Bähr comentou que a empresa também está estudando diversos lotes do próximo leilão de transmissão, marcado para o fim de junho. Em meados de fevereiro, o presidente da controlada Engie Brasil Energia (EBE), Eduardo Sattamini, disse que a empresa buscará ao menos um lote de tamanho médio ou grande.
O leilão contará com nove lotes, que exigirão investimento de quase R$ 16 bilhões, segundo a Aneel. Sattamini também afirmou que a companhia enxerga ainda mais oportunidades nos certames sucessivos previstos para 2023. “Vamos olhar também. Serão lotes até maiores do que os oferecidos neste primeiro leilão”, declarou.
Gasodutos
Em outra frente de negócios, a da Transportadora Associada de Gás (TAG), Bähr reiterou planos de avançar em iniciativas visando a ampliação do acesso de novos agentes, seja pela oferta de capacidade na malha para carregadores interessados, seja por meio da construção de ramais de conexão, viabilizando novos clientes. “A nossa visão é que o setor de gás vai repetir um pouco o setor elétrico, disse, referindo-se à abertura do mercado livre.
“O setor de gás está defasado vinte anos, mas vai acontecer a mesma coisa”, completou. Para ele, as poucas iniciativas observadas até agora no mercado livre de gás são o pontapé inicial para o desenvolvimento desse mercado, mas sua expansão também depende do estabelecimento de regras mais claras. “A gente quer ver a possibilidade desse mercado se expandir a partir da educação, a partir da ANP (Agência Nacional do Petróleo, Gás Natural e Biocombustíveis) sendo mais protagonista na regulamentação, tudo isso vai naturalmente acontecer”, disse.

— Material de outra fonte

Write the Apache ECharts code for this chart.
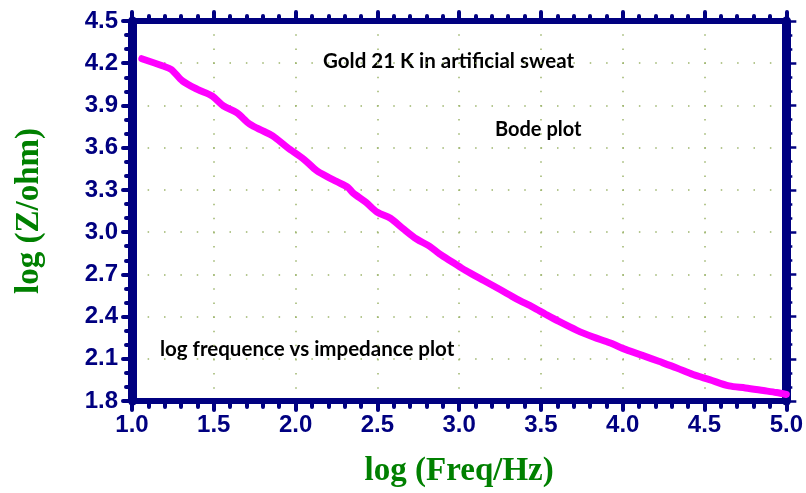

Segundo o executivo, a situação observada na Europa também pode servir de estímulo para o desenvolvimento do mercado de gás. “O gás do pré-sal é uma riqueza do Brasil que precisa ser explorada, precisa ser aproveitada. E esse gás pode servir para a industrialização, para fabricar fertilizantes.
A gente vê usos nobres, industriais, que poderiam ser utilizados. E pensando que a gente importa mais de 50% dos fertilizantes que consome, é uma oportunidade de você estimular essa indústria”, observou.